Deputies of France's National Assembly have given the green light to extend the state of emergency which has been in force since the November 2015 Paris terror attacks. Critics argue that the measure curtails freedoms.
France's National Assembly voted on Tuesday night 228 to 32 in favor of extending the country's state of emergency until July 15, 2017.
The extension, expected to be confirmed by the Senate on Thursday, will avoid the automatic interruption of the state of emergency which was due on December 22.
Under the emergency powers - which will also span the French presidential election in April - authorities are permitted, among other things, to carry out searches and house arrests without a judicial decision, to conduct identity checks, and to close down meeting rooms.
Longest state of emergency since Algerian War
Paris initially imposed the state of emergency after the attacks of November 13, 2015, in which 130 people were killed by Islamist terrorists. Parliament has already extended it four times.

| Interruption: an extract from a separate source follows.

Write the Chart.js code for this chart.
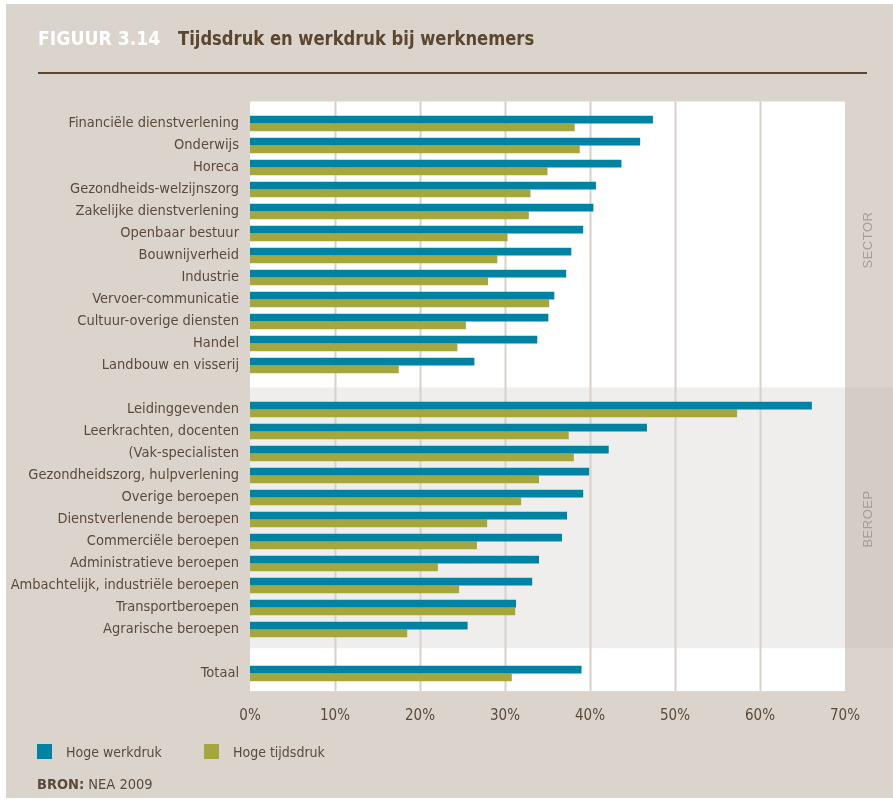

If senators follow the vote of the deputies on Thursday, which should only be a formality, France will have its longest period of uninterrupted state of emergency - 20 months - since the creation of the emergency powers during the Algerian War.
'Risk of major terror threat'
French Interior Minister Bruno Le Roux justified the extension on Tuesday with a major terrorist threat.
Civil rights activists have criticized the measure, however, arguing that it limits freedoms. Critics have also raised doubts over the effectiveness of the special powers.
Former French Interior Minister and now Prime Minister Bernard Cazeneuve insisted on Saturday that the state of emergency had "fully proven its effectiveness."
According to the government, 90 people are currently living under house arrest. A total of 4,200 searches have already been carried out, resulting in 19 court cases relating to participation in a terrorist organization.
The vote on Tuesday night was prompted by Manuel Valls' resignation last week as prime minister as he seeks the Socialist nomination for president. By law, exceptional measures expire 15 days after a government changes.
Incumbent President Francois Hollande has already said he would not run for a second term in office.